Monday, June 27, 2011

In a Barbie World

There are a few words I generally learn very quickly when I am traveling for work, one is the word for foreigner (bule - BOO-lay - in Indonesian) and others are the words for white and pretty (putih - POO-tee, and cantik - chan-TEEK).

So first they call me a foreigner. People everywhere call out to me, people I know, people I don't know. Not in a mean way, just as though to point out to me that I am different. But then I talk a bit more, often with pre-teen and teenage girls, in rural and urban areas in a variety of countries. They like to touch the skin on my arms, they point to it and say "white", followed closely by "pretty". They are simultaneously amazed and disgusted when I show them how you can see the veins in my hands and arms, and tell them that the lines they see are blood. But then they often point to their own skin, and call it black or dark. They motion rubbing it off, they stick their tongues out, they say it's ugly.

When I was young, my parents tried their best to keep me away from Barbies and the like, until at some point I imagine it was inevitable with birthday parties and being surrounded by other children and mass media. I remember asking my mum about why Barbies weren't a good idea, and her telling me about how they create ideas of what we're supposed to look like that aren't real. Everyone has heard that various parts of Barbie's body are disproportionate to her height. In fact, her proportions have been changed since I was a kid, although her feet still point downward at that frightening angle... but if Barbies were bad because they give unrealistic and unnecessary expectations and can put irrational demands themselves and peers about womanhood, then what about girls who don't look even a little like Barbie. What about the girls who call their skin dirty, using endless whitening products and carrying umbrellas and wearing long sleeves in the rice paddies to keep their skin from getting "uglier and darker"?

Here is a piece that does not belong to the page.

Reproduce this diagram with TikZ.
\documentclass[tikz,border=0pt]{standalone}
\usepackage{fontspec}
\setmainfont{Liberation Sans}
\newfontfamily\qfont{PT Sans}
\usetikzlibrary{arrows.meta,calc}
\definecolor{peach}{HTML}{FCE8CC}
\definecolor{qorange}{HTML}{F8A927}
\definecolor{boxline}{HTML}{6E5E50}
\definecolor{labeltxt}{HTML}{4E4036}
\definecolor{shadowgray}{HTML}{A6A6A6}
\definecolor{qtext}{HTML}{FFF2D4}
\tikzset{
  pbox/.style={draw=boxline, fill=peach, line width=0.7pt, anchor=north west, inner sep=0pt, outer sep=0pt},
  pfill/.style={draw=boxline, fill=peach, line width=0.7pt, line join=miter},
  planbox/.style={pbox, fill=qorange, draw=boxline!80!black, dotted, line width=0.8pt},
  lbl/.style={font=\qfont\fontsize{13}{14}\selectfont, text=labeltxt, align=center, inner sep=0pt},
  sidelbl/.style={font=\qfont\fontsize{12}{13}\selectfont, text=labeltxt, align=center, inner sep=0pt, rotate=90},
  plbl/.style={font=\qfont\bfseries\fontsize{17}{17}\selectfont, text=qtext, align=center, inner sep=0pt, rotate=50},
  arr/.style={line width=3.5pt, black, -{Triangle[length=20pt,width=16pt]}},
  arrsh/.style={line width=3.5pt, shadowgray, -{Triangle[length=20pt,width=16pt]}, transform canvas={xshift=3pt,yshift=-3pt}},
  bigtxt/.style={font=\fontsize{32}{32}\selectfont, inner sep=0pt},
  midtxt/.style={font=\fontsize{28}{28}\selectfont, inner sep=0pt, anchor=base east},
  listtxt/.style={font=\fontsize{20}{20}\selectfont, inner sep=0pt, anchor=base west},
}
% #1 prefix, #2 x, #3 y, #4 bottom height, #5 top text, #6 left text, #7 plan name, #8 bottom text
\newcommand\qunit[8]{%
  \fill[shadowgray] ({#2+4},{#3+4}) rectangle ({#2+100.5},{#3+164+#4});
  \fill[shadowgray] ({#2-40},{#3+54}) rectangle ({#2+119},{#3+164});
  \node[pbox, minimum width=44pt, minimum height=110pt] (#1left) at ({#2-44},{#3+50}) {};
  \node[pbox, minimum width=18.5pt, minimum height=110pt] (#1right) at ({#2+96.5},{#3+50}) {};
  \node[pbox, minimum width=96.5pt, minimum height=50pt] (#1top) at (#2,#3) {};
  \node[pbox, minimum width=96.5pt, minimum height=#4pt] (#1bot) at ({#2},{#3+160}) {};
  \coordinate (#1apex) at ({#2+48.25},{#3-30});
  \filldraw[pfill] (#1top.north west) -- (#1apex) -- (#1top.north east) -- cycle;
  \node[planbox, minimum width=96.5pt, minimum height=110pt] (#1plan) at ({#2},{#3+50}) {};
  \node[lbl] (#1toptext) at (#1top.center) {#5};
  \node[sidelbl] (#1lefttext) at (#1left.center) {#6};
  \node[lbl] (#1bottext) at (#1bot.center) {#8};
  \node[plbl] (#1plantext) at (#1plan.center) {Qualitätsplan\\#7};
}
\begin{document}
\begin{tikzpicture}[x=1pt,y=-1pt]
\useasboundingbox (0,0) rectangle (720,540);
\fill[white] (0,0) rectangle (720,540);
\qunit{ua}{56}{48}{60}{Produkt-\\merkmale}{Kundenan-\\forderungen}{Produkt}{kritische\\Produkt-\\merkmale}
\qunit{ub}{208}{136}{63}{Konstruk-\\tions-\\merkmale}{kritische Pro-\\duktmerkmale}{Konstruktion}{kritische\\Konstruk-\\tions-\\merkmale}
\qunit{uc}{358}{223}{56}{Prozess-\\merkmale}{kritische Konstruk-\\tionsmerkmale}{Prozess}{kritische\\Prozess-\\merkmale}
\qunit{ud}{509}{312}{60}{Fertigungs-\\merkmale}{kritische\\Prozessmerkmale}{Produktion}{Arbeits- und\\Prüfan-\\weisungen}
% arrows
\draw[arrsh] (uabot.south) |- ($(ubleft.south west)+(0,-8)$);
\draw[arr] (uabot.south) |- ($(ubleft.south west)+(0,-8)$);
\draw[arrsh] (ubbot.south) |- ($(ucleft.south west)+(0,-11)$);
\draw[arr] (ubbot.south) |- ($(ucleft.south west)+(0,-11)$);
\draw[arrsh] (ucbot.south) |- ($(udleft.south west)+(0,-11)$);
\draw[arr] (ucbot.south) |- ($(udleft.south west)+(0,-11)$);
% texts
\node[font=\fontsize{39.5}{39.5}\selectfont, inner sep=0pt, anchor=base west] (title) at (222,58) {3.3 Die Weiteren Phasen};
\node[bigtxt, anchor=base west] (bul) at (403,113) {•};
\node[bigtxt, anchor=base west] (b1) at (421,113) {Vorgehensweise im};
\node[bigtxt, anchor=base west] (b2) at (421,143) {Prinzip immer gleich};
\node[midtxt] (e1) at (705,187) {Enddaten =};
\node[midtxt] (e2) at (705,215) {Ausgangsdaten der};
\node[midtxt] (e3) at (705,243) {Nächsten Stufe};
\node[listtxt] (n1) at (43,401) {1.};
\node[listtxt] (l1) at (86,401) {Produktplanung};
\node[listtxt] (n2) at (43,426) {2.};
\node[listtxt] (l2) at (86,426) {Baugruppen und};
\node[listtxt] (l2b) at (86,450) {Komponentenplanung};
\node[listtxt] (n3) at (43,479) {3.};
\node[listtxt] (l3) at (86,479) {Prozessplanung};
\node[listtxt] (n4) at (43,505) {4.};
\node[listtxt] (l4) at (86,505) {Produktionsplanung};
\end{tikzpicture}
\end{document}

What is it about girls that leads them to focus so intently on their looks at such a young age? Where do they learn that what they and other women look like is the first thing to be noticed, commented upon, and changed about themselves?

What about the 15 year old girl I met who was 8 months pregnant. She marveled at my nose, touching it then touching her own. She told me that she hoped her baby would be born with my nose instead of her ugly nose. She was beautiful. But all she saw was that her nose was different from mine and she didn't look like any of presentations of beauty she saw all around her on billboards and tv, where models are thin and rich and happy, and look just a little bit Asian, but not too much, and whose skin is impossibly white.

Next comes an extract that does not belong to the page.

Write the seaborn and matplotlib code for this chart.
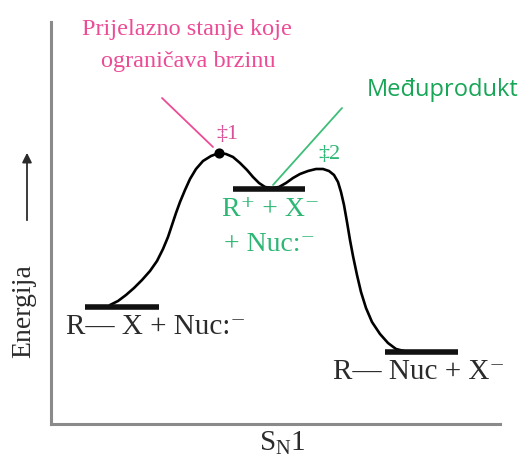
import matplotlib
matplotlib.use("Agg")
import matplotlib.pyplot as plt
import seaborn as sns
import pandas as pd

sns.set_theme(style="white")
plt.rcParams["font.family"] = ["Liberation Serif", "DejaVu Serif"]
plt.rcParams["mathtext.fontset"] = "custom"
plt.rcParams["mathtext.rm"] = "Liberation Serif"
plt.rcParams["mathtext.it"] = "Liberation Serif"

# ---- data (reaction coordinate, energy) ----
path_x = [59, 67, 75, 83, 91, 99, 106, 112, 117, 121, 125, 129, 134, 139, 145, 152,
          160, 168, 175, 182, 189, 196, 202, 208, 214, 221, 228, 235, 242, 249, 257,
          265, 272, 278, 283, 287, 290, 293, 296, 299, 302, 306, 310, 315, 321, 329,
          337, 345, 353]
path_e = [119, 123, 129, 136, 144, 153, 163, 175, 187, 199, 211, 222, 234, 245, 255, 263,
          268, 271, 270, 267, 261, 254, 247, 241, 237, 236, 237, 241, 246, 250, 253,
          255, 255, 253, 249, 242, 232, 219, 202, 184, 168, 149, 132, 116, 102, 90,
          81, 75, 73]

level_names = ["reaktanti", "međuprodukt", "produkti"]
level_x0 = [34, 182, 334]
level_x1 = [108, 254, 407]
level_e = [117, 235, 72]

ts1_x, ts1_e = 168, 271

PINK = "#EC4C96"
GREEN = "#17A556"
TEAL = "#2DB774"
DARK = "#2B2B2B"

fig = plt.figure(figsize=(5.25, 4.61), dpi=100)
ax = fig.add_axes([51 / 525, 37 / 461, 449 / 525, 402 / 461])

df = pd.DataFrame({"x": path_x, "e": path_e})
sns.lineplot(data=df, x="x", y="e", sort=False, color="black", lw=1.9, ax=ax)

for x0, x1, e in zip(level_x0, level_x1, level_e):
    ax.plot([x0, x1], [e, e], color="#111111", lw=4.0, solid_capstyle="butt")

ax.scatter([ts1_x], [ts1_e], s=40, color="black", zorder=5)

ax.set_xlim(0, 449)
ax.set_ylim(0, 402)
ax.set_xticks([])
ax.set_yticks([])
ax.set_xlabel("")
ax.set_ylabel("")
for s in ["top", "right"]:
    ax.spines[s].set_visible(False)
for s in ["left", "bottom"]:
    ax.spines[s].set_color("#8a8a8a")
    ax.spines[s].set_linewidth(2.2)

# annotations
ax.text(136, 394, "Prijelazno stanje koje", color=PINK,
        fontsize=17.5, ha="center", va="center", clip_on=False)
ax.text(137, 362, "ograničava brzinu", color=PINK,
        fontsize=17.5, ha="center", va="center", clip_on=False)
ax.plot([111, 162], [326, 277], color=PINK, lw=1.3)
ax.text(392, 334, "Međuprodukt", color=GREEN, fontsize=17, ha="center",
        va="center", family=["Open Sans", "DejaVu Sans"], clip_on=False)
ax.plot([291, 222], [316, 239], color="#3DBE78", lw=1.3)

ax.text(176, 290, "‡1", color="#D9509A", fontsize=16, ha="center", va="center")
ax.text(278, 269, "‡2", color=TEAL, fontsize=16, ha="center", va="center")
ax.text(220, 214, "R⁺ + X⁻", color=TEAL, fontsize=20, ha="center", va="center")
ax.text(219, 180, "+ Nuc:⁻", color=TEAL, fontsize=20, ha="center", va="center")
ax.text(105, 97, "R— X + Nuc:⁻", color=DARK, fontsize=21, ha="center", va="center")
ax.text(368, 52, "R— Nuc + X⁻", color=DARK, fontsize=21, ha="center", va="center",
        clip_on=False)

fig.text(24 / 525, 1 - 311 / 461, "Energija", rotation=90, color=DARK,
         fontsize=20, ha="center", va="center")
fig.add_artist(matplotlib.patches.FancyArrowPatch(
    (27 / 525, 1 - 223 / 461), (27 / 525, 1 - 150 / 461),
    transform=fig.transFigure, arrowstyle="-|>", mutation_scale=14,
    color=DARK, lw=1.3))
fig.text(282 / 525, 1 - 443 / 461, r"S$_\mathrm{N}$1", color=DARK,
         fontsize=21, ha="center", va="center")

fig.savefig("out.png", dpi=100)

What about the man who told me that all the women in his Latin American country are ugly because they are short and their skin is dark? What about the way he scoffed when I told him that Western constructions aren't the only measure of beauty? What about the girls who giggled when I asked them why they wanted to marry Westerners? Answering that in part, they wanted their babies to be half white, because that was better than being fully of any local ethnicity. What about the girls who grow up believing the skin and noses and lips and legs will never be good enough or pretty enough because they aren't Western or Caucasian or white enough? What about when those girls turn into mothers? Can it be any wonder what they will tell their daughters?

When will we start teaching girls that they are more than their appearance? And when we do discuss their appearance, when will we stop telling them to look like someone else, and start telling them to be who they already are; to pursue something deeper than a small nose, more profound than straight hair, more lasting than smooth white skin. Imagine all the time, energy, effort, and pain that goes into these things; imagine what the world would be like if that energy and passion were redirected.

Lisa Bloom hits the nail on the head in How to Talk to Little Girls, if we call them smart instead of pretty, tell them they look like astronauts, engineers, authors, and artists instead of ballerinas and models, it just might be a step in the right direction.


(I've been wanting to write about this for quite a while, but organizing my thoughts and finding a way to say all this has been a bit confusing, so you'll have to excuse me if this comes across a bit muddled, I did my best, and as always, look forward to hear what you all have to say about it.)